Maison d’édition basée à Paris et Saint-Nazaire (Loire-Atlantique), L’Apprimerie publie pour les jeunes lecteurs des livres illustrés, dont un premier en langue des signes. « C’est la première fois qu’on travaille sur ce sujet, avec la société des Apprimeurs, qui est reliée à L’Apprimerie, précise Julia Cardinale, illustratrice et cheffe de projet. On a participé à des projets européens autour du handicap, dont la surdité, et l’inclusion. » Projets conduits dans le cadre des financements du programme pour l’éducation, la formation, la jeunesse et le sport Erasmus+ de l’Union Européenne, dont trois concernent les Sourds : Open Sign propose aux enfants et adolescents des vidéos thématiques en langue des signes internationale, Tour Fr(i)end en faveur de l’inclusion et des possibilités de carrière dans le domaine du tourisme, et Team of Art sur l’accessibilité culturelle. « On a décidé de faire un pont entre les projets Europe et la maison d’édition. Tout est parti d’un projet européen autour de la surdité où on avait réalisé des vidéos avec des interprètes en langue des signes, on s’est dit c’est dommage de s’arrêter là, on aimerait bien créer quelque chose à partir de toutes ces ressources. »
C’est sur la réalisation d’un abécédaire LSF qu’a débouché cette réflexion ; à chaque lettre correspond un mot-signe dessiné et comportant le mouvement des doigts et des mains pour l’exprimer. « Toutes les personnes autour du projet sont entendantes, on ne voulait pas se positionner sur un terrain qu’on ne maîtrisait pas tellement. On a pensé cet abécédaire pour des enfants entendants qui entrent dans l’écriture et la lecture, et l’idée est de les sensibiliser à la langue des signes française, de leur montrer qu’elle existe sous différentes formes. » D’où des mots correspondant à chaque lettre de l’alphabet choisis en fonction d’une approche enfantine, tel Abeille pour A, ou Escargot pour E. Mais le travail se corse pour représenter le X ou le W : « On voulait rester concret. Pour Wapiti, on savait qu’on ne trouverait pas le signe exact, et on a repris celui de cerf qui est assez connu dans les crèches avec la comptine Dans sa maison un grand cerf. » La sélection a été revue et validée par des pratiquants et un interprète sourd.
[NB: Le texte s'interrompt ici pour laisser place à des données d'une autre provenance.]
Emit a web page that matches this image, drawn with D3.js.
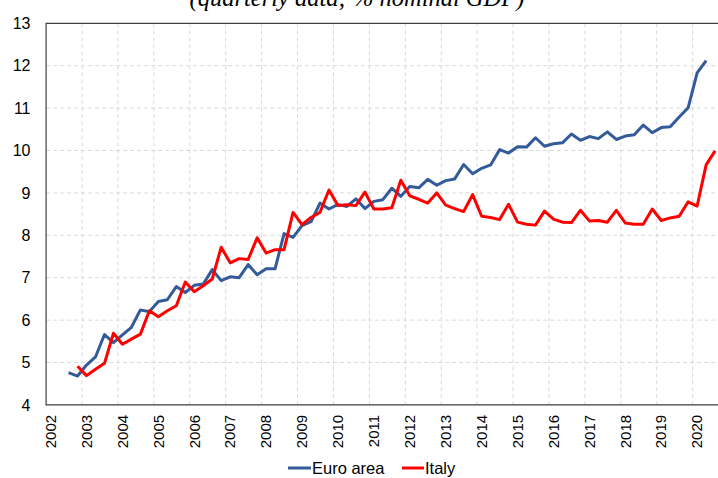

L’Apprimerie réfléchit à davantage de synergie entre ses réalisations : « On aimerait bien, justement, faire plus le pont avec les projets développés pour l’Europe pour les éditer derrière en travaillant sur la question du handicap et de l’inclusion. » Cela pourrait prendre la forme d’imagiers au format numérique. Originaire de Suisse, Julia Cardinale porte un double regard sur l’édition du livre jeunesse : « C’est intéressant surtout en termes de ce qui est fait pour la promotion de la lecture ; on constate une vraie activité autour du livre, des rencontres avec les auteurs illustrateurs plus fréquentes en France qu’en Suisse. Le nombre de maisons d’édition jeunesse est plus important en France. Concernant la surdité, quand je suis partie de Suisse je ne me posais pas ce genre de question. Mais j’ai pas mal de contacts qui travaillent en crèches et à l’école primaire, et qui me disent qu’il y a un vrai essor avec les premiers signes pour aider les enfants à communiquer et échanger plus tôt, sans se restreindre au langage parlé. Travailler avec la langue des signes est une façon de créer du lien et d’ouvrir plus de possibilités. »
Laurent Lejard, août 2024.
Des Lettres et des Signes, par Julia Cardinale, éditions L’Apprimerie, 16€.